Ultimately, the analyst warned, if the US continues to develop its space-based missile defense components, “the only effective means against such a system would be the use of anti-satellite weapons. We know that China has tested with such systems, and we have similar designs, even if they are not widely advertised. In my view, we can only respond to Washington through the combination of military and diplomatic efforts. Diplomacy alone will not stop the construction of the US missile defense system.”
For his part, Vasily Kashin, a senior researcher at the Institute of Far Eastern Studies, noted that Russian-Chinese cooperation in the field of missile defense is possibile, although a full-scale joint shield is unlikely.
At the same time, Kashin indicated, “creating a collective missile defense system in the framework of the SCO is not possible by definition, given the specifics of the organization and the policies of its members.
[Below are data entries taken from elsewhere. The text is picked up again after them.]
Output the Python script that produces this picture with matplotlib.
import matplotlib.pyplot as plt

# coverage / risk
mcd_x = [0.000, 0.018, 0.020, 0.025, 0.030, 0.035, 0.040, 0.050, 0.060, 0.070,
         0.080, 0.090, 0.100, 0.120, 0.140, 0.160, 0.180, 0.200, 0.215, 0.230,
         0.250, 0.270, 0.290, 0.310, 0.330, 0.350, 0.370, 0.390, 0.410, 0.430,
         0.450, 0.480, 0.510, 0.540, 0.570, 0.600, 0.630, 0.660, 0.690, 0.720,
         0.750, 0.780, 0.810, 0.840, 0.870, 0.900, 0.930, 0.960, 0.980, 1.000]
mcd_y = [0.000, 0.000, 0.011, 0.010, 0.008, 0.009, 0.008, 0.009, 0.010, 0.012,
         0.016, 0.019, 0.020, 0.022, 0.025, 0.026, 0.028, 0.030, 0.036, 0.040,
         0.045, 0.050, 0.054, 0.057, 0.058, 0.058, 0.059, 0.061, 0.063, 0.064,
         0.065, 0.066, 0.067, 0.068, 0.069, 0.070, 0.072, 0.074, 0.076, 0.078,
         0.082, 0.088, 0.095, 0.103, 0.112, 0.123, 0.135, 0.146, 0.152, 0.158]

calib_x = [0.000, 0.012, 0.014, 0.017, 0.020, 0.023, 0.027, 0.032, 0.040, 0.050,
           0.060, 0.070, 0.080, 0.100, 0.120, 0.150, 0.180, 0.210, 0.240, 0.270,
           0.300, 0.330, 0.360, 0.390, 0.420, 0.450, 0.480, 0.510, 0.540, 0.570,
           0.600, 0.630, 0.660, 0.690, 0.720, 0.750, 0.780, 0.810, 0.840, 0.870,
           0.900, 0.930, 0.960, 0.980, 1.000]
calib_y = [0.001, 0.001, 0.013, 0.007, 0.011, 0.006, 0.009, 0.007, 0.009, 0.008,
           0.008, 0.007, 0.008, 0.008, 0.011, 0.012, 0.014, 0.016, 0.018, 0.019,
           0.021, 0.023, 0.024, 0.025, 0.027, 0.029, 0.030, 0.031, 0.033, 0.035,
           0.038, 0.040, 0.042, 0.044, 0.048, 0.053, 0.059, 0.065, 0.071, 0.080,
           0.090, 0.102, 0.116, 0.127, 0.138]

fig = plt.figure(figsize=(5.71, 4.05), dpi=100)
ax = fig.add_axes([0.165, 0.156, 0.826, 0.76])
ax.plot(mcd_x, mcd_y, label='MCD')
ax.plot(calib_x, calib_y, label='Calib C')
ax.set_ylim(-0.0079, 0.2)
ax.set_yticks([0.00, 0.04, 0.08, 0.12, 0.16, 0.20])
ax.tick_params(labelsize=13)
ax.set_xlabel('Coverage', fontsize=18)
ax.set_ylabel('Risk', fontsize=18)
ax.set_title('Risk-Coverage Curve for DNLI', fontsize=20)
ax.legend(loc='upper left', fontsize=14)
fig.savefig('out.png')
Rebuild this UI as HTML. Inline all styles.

For example, a country like Uzbekistan may have its own dissenting opinion on the issue, not to mention the positions of India and Pakistan,” set to join the SCO in 2017.
“As for collective missile defense between Russia and China, it is an unlikely scenario, but possible, given that cooperation in this field already exists. China is now in the process of creating an early warning system, and is developing a strategy for missile defense, including theater missile defense.”
In this sense, Kashin suggested, “Beijing is naturally interested in our experience and, possibly, in an automated system of data exchange. As we know, missiles, if they begin their flight from the continental United States, will fly to Russia and China over the North Pole. In principle, the exchange of data in the event of such a global strike may be of interest to our countries. Something of the kind has already been implemented by the US: The Americans receive real-time data from the early warning radar they sold to Taiwan, [and] the same thing seems likely with South Korea.”
Still, according to the analyst, a genuine joint Russian-Chinese system of missile defense will most likely remain on the drawing board.